= Goal =
Repeat exactly the lines of the listing below, please, starting with the first and ending with the line containing "ax = fig.add_axes([0.1268, 0.1687, 0.8702, 0.8163])"; leave out the rest.
+ + +
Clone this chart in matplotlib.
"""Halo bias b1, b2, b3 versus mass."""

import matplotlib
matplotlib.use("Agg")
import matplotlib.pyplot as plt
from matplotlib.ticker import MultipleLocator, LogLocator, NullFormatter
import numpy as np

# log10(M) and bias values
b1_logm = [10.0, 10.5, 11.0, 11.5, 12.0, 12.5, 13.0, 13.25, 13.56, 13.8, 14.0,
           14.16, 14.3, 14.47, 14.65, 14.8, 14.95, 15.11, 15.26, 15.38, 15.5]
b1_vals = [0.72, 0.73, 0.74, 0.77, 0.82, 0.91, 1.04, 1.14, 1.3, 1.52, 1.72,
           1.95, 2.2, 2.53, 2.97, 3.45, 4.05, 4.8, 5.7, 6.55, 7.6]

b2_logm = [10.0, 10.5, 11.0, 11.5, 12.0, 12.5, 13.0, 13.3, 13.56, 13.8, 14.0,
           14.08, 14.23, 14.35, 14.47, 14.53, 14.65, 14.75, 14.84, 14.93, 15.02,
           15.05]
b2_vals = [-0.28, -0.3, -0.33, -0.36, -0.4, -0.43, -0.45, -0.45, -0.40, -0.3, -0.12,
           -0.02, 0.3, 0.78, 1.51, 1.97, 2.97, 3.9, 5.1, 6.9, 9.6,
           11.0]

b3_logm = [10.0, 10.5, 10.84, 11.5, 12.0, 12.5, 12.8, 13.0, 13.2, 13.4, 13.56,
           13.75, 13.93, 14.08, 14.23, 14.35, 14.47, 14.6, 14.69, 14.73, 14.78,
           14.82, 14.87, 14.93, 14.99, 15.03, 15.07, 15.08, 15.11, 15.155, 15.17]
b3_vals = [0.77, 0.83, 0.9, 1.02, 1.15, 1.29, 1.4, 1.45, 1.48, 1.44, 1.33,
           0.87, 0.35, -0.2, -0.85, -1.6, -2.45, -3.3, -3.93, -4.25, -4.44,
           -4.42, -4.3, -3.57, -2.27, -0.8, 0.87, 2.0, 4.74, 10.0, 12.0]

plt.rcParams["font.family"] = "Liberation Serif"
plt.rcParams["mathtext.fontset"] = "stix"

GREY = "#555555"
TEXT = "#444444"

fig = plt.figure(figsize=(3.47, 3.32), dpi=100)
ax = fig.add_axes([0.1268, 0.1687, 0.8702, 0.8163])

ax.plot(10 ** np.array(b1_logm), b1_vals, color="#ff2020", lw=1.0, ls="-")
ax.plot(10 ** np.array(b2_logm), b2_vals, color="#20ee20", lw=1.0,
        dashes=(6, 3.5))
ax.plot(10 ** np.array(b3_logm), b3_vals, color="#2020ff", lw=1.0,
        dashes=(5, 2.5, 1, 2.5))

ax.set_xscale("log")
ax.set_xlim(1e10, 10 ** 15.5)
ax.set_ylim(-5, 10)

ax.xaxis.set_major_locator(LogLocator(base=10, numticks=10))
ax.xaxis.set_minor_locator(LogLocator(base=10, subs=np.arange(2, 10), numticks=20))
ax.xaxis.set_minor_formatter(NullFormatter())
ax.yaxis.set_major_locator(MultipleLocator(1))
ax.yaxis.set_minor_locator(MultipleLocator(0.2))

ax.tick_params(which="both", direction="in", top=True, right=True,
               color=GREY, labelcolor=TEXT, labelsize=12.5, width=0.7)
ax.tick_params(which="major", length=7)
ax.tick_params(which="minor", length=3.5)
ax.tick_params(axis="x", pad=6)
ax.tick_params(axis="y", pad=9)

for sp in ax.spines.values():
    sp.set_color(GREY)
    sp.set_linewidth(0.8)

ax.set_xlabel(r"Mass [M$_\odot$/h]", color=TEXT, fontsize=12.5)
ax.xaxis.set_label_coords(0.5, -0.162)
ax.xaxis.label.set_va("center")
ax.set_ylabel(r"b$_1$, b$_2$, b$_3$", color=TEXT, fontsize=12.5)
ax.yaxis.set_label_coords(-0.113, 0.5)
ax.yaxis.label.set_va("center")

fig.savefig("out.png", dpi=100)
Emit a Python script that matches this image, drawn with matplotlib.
+ + +
= Answer below =
Clone this chart in matplotlib.
"""Halo bias b1, b2, b3 versus mass."""

import matplotlib
matplotlib.use("Agg")
import matplotlib.pyplot as plt
from matplotlib.ticker import MultipleLocator, LogLocator, NullFormatter
import numpy as np

# log10(M) and bias values
b1_logm = [10.0, 10.5, 11.0, 11.5, 12.0, 12.5, 13.0, 13.25, 13.56, 13.8, 14.0,
           14.16, 14.3, 14.47, 14.65, 14.8, 14.95, 15.11, 15.26, 15.38, 15.5]
b1_vals = [0.72, 0.73, 0.74, 0.77, 0.82, 0.91, 1.04, 1.14, 1.3, 1.52, 1.72,
           1.95, 2.2, 2.53, 2.97, 3.45, 4.05, 4.8, 5.7, 6.55, 7.6]

b2_logm = [10.0, 10.5, 11.0, 11.5, 12.0, 12.5, 13.0, 13.3, 13.56, 13.8, 14.0,
           14.08, 14.23, 14.35, 14.47, 14.53, 14.65, 14.75, 14.84, 14.93, 15.02,
           15.05]
b2_vals = [-0.28, -0.3, -0.33, -0.36, -0.4, -0.43, -0.45, -0.45, -0.40, -0.3, -0.12,
           -0.02, 0.3, 0.78, 1.51, 1.97, 2.97, 3.9, 5.1, 6.9, 9.6,
           11.0]

b3_logm = [10.0, 10.5, 10.84, 11.5, 12.0, 12.5, 12.8, 13.0, 13.2, 13.4, 13.56,
           13.75, 13.93, 14.08, 14.23, 14.35, 14.47, 14.6, 14.69, 14.73, 14.78,
           14.82, 14.87, 14.93, 14.99, 15.03, 15.07, 15.08, 15.11, 15.155, 15.17]
b3_vals = [0.77, 0.83, 0.9, 1.02, 1.15, 1.29, 1.4, 1.45, 1.48, 1.44, 1.33,
           0.87, 0.35, -0.2, -0.85, -1.6, -2.45, -3.3, -3.93, -4.25, -4.44,
           -4.42, -4.3, -3.57, -2.27, -0.8, 0.87, 2.0, 4.74, 10.0, 12.0]

plt.rcParams["font.family"] = "Liberation Serif"
plt.rcParams["mathtext.fontset"] = "stix"

GREY = "#555555"
TEXT = "#444444"

fig = plt.figure(figsize=(3.47, 3.32), dpi=100)
ax = fig.add_axes([0.1268, 0.1687, 0.8702, 0.8163])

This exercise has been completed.